Hubert de Vauplane (Kramer Levine) "L'Association des juristes blockchain et crypto est née d'un réel besoin de discussions sur des points juridiques"

Constituée d'avocats, juristes d'entreprise et professeurs d'université, l'Association des juristes blockchain et crypto s'est créée en septembre 2022. Rencontre avec son cofondateur.

Hubert de Vauplane, associé chez Kramer Levine et cofondateur de l'Association des juristes blockcahin et crypto. © DR

JDN. Comment cette association de juristes blockchain et crypto est-elle née ? 

Hubert de Vauplane. Elle est née d'une idée que j'avais au fond de moi, née d'une autre expérience datant d'il y a une vingtaine d'années, celle de la création d'association en droit bancaire et financier qui fonctionnait sur le même principe, avec un mix de professeurs, d'avocats et praticiens d'entreprise. D'autre part, j'ai remarqué qu'une telle association n'existait pas en dépit d'un réel besoin de discussions sur des points juridiques. 

Vous dîtes que cette initiative n'existe pas : cela signifie-t-il que vous vous démarquez de l'Adan (l'Association pour le développement des actifs numériques) ?

On ne veut surtout pas marcher sur ses platebandes. L'Adan accompagne les acteurs de l'écosystème blockchain en vue d'obtenir une réglementation la plus efficace possible pour eux, comme le font la Fédération bancaire française ou la Fédération des assurances. C'est un outil de corporation au sens noble du terme, un outil de lobbying. Nous ne traitons pas de la réglementation mais du droit substantiel, comme le droit de la propriété, des biens ou le droit des contrats : par exemple, que constitue une propriété sur un actif numérique ? Comment transférer en droit international un actif numérique d'un point A à un point B ? Quel est le droit applicable sur un actif numérique lorsqu'il n'est pas attaché à une législation en particulier ? En clair, nous réfléchissons sur de pures questions de droit. 

La naissance de votre association signifie-t-elle que ces technologies impliquent de repenser le cadre légal existant ?

J'ai tendance à répondre par la négative car notre droit est suffisamment souple pour s'adapter à 80% aux nouvelles technologies. Néanmoins, la question se pose vraiment et je vais prendre l'exemple le plus parlant, celui de la propriété : avec la création des brevets, nous avons créé une nouvelle forme de propriété, une propriété sur un actif incorporel bien différente de la propriété, par exemple, d'une maison. La notion de propriété a été modifiée à cette occasion. On se pose les mêmes questions pour un actif numérique, c'est d'ailleurs pour cela qu'aux Etats-Unis, ils modifient leur droit de propriété sur ce type d'actifs. Il est donc possible qu'il soit nécessaire de modifier le droit fondamental pour les actifs numériques. 

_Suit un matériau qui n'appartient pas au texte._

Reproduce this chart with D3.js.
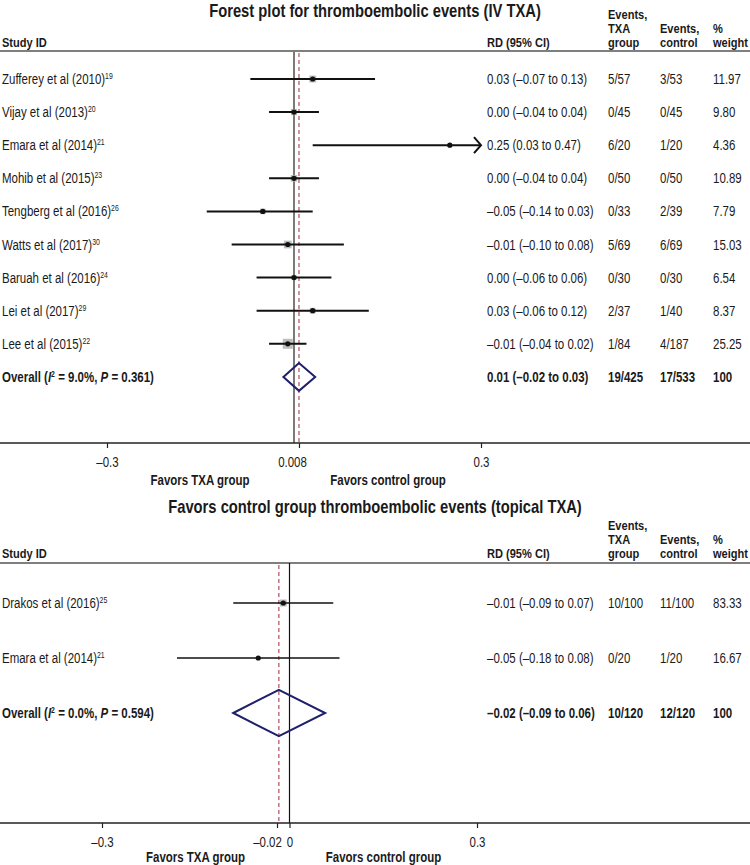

"Nous nous ouvrirons pour aller chercher les meilleures compétences, françaises et internationales, sur ces questions"

Quels seront les premiers sujets sur lesquels votre association planchera ?

Nous avons prévu de lancer un premier chantier sur la notion de contrôle sur un actif numérique, qui est une notion en provenance d'un projet de droit américain d'une part et d'autre part, d'un projet international dénommé Unidroit, et qui permet d'appréhender la propriété sous un angle distinct que ce que l'on fait aujourd'hui en droit civil. L'autre sujet concerne les DAO et la finance décentralisée. C'est un sujet encore plus international, et c'est pourquoi nous voulons éviter de raisonner en des termes franco-français. Pour chaque sujet, nous nous ouvrirons au-delà des seuls membres de l'association pour aller chercher les meilleures compétences, françaises et internationales, sur ces questions. Pour les DAO notamment, nous allons beaucoup regarder ce qu'il se passe à l'étranger avant de faire des recommandations pour la France et l'Europe. 

Vous imposez-vous des échéances pour conclure ces réflexions ?

Pour ces deux chantiers, nous aimerions finir nos travaux avant l'été prochain, notamment car les travaux sur les DAO et la DeFi (finance décentralisée, ndlr) s'inscrivent aussi dans le cadre d'une commande faite par l'AMF au Haut comité juridique de la place financière de Paris, qui traite de ces sujets sur un angle réglementaire. Nous le ferons sur un angle plus juridique. 

Docteur en droit, Hubert de Vauplane a effectué la majeure partie de sa carrière dans des banques d'affaires et des banques de détail. Ex-broker chez Oddo, il est devenu directeur juridique de BNP Paribas puis au groupe Crédit Agricole. Associé chez Kramer Levin depuis 2011, il est également professeur à Sciences Po Paris.